▼▼▼
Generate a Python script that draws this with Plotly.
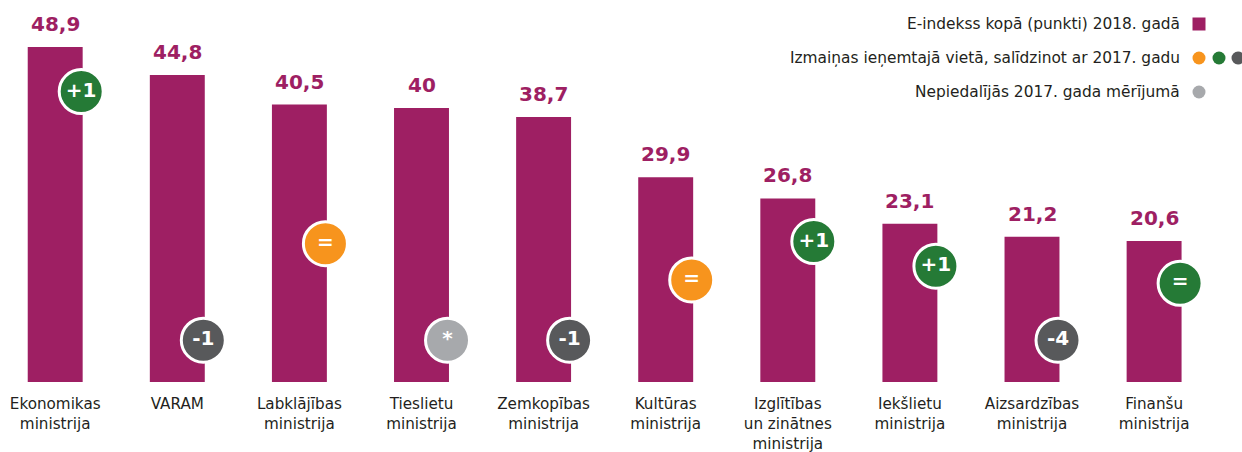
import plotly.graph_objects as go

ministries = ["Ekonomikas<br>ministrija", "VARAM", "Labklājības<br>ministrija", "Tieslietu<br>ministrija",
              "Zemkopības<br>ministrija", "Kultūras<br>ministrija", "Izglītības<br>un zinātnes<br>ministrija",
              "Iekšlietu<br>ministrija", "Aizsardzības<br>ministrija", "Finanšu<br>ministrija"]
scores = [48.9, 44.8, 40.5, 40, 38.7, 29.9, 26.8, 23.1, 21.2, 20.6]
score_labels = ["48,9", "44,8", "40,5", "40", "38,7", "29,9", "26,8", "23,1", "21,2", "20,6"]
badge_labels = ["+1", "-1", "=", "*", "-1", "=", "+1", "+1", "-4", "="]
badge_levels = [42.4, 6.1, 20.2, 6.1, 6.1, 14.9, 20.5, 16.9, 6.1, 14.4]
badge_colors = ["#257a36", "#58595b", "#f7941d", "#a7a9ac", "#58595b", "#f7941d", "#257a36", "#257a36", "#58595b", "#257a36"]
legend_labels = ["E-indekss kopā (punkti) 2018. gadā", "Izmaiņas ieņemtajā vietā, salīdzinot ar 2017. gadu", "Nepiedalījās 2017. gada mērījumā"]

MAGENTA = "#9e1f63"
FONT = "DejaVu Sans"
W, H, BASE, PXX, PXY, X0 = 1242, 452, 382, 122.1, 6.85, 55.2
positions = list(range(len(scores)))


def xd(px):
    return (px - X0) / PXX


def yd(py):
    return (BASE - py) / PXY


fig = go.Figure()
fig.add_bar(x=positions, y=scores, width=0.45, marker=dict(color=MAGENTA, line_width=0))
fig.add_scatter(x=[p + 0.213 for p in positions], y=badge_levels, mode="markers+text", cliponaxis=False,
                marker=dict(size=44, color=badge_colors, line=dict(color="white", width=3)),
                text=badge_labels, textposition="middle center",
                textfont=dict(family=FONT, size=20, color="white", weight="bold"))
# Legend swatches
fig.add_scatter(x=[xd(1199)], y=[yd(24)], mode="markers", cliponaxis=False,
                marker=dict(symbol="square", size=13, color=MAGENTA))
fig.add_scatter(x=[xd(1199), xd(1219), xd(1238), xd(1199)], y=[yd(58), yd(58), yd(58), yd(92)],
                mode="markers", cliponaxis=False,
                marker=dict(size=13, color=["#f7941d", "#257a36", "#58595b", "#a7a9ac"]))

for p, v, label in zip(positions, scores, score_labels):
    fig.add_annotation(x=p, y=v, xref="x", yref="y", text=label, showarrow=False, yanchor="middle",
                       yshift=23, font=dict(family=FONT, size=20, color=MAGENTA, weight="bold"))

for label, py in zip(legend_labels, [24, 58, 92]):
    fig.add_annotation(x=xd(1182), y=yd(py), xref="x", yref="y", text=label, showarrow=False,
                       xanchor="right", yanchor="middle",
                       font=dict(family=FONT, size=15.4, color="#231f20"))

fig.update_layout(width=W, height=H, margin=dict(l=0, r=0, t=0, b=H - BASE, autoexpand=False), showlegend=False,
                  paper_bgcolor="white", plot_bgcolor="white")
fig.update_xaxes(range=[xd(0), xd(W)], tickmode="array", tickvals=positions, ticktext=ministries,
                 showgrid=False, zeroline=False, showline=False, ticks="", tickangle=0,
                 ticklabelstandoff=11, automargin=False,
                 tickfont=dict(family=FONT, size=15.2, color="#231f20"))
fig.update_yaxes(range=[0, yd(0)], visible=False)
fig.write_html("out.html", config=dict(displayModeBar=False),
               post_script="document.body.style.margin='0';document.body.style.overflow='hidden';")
▲▲▲
#### Written request
Restate, line by line and word for word, everything from the top of the material through the line that contains "return (BASE - py) / PXY". Leave pictures out.

#### Solution for this exercise
Generate a Python script that draws this with Plotly.
import plotly.graph_objects as go

ministries = ["Ekonomikas<br>ministrija", "VARAM", "Labklājības<br>ministrija", "Tieslietu<br>ministrija",
              "Zemkopības<br>ministrija", "Kultūras<br>ministrija", "Izglītības<br>un zinātnes<br>ministrija",
              "Iekšlietu<br>ministrija", "Aizsardzības<br>ministrija", "Finanšu<br>ministrija"]
scores = [48.9, 44.8, 40.5, 40, 38.7, 29.9, 26.8, 23.1, 21.2, 20.6]
score_labels = ["48,9", "44,8", "40,5", "40", "38,7", "29,9", "26,8", "23,1", "21,2", "20,6"]
badge_labels = ["+1", "-1", "=", "*", "-1", "=", "+1", "+1", "-4", "="]
badge_levels = [42.4, 6.1, 20.2, 6.1, 6.1, 14.9, 20.5, 16.9, 6.1, 14.4]
badge_colors = ["#257a36", "#58595b", "#f7941d", "#a7a9ac", "#58595b", "#f7941d", "#257a36", "#257a36", "#58595b", "#257a36"]
legend_labels = ["E-indekss kopā (punkti) 2018. gadā", "Izmaiņas ieņemtajā vietā, salīdzinot ar 2017. gadu", "Nepiedalījās 2017. gada mērījumā"]

MAGENTA = "#9e1f63"
FONT = "DejaVu Sans"
W, H, BASE, PXX, PXY, X0 = 1242, 452, 382, 122.1, 6.85, 55.2
positions = list(range(len(scores)))


def xd(px):
    return (px - X0) / PXX


def yd(py):
    return (BASE - py) / PXY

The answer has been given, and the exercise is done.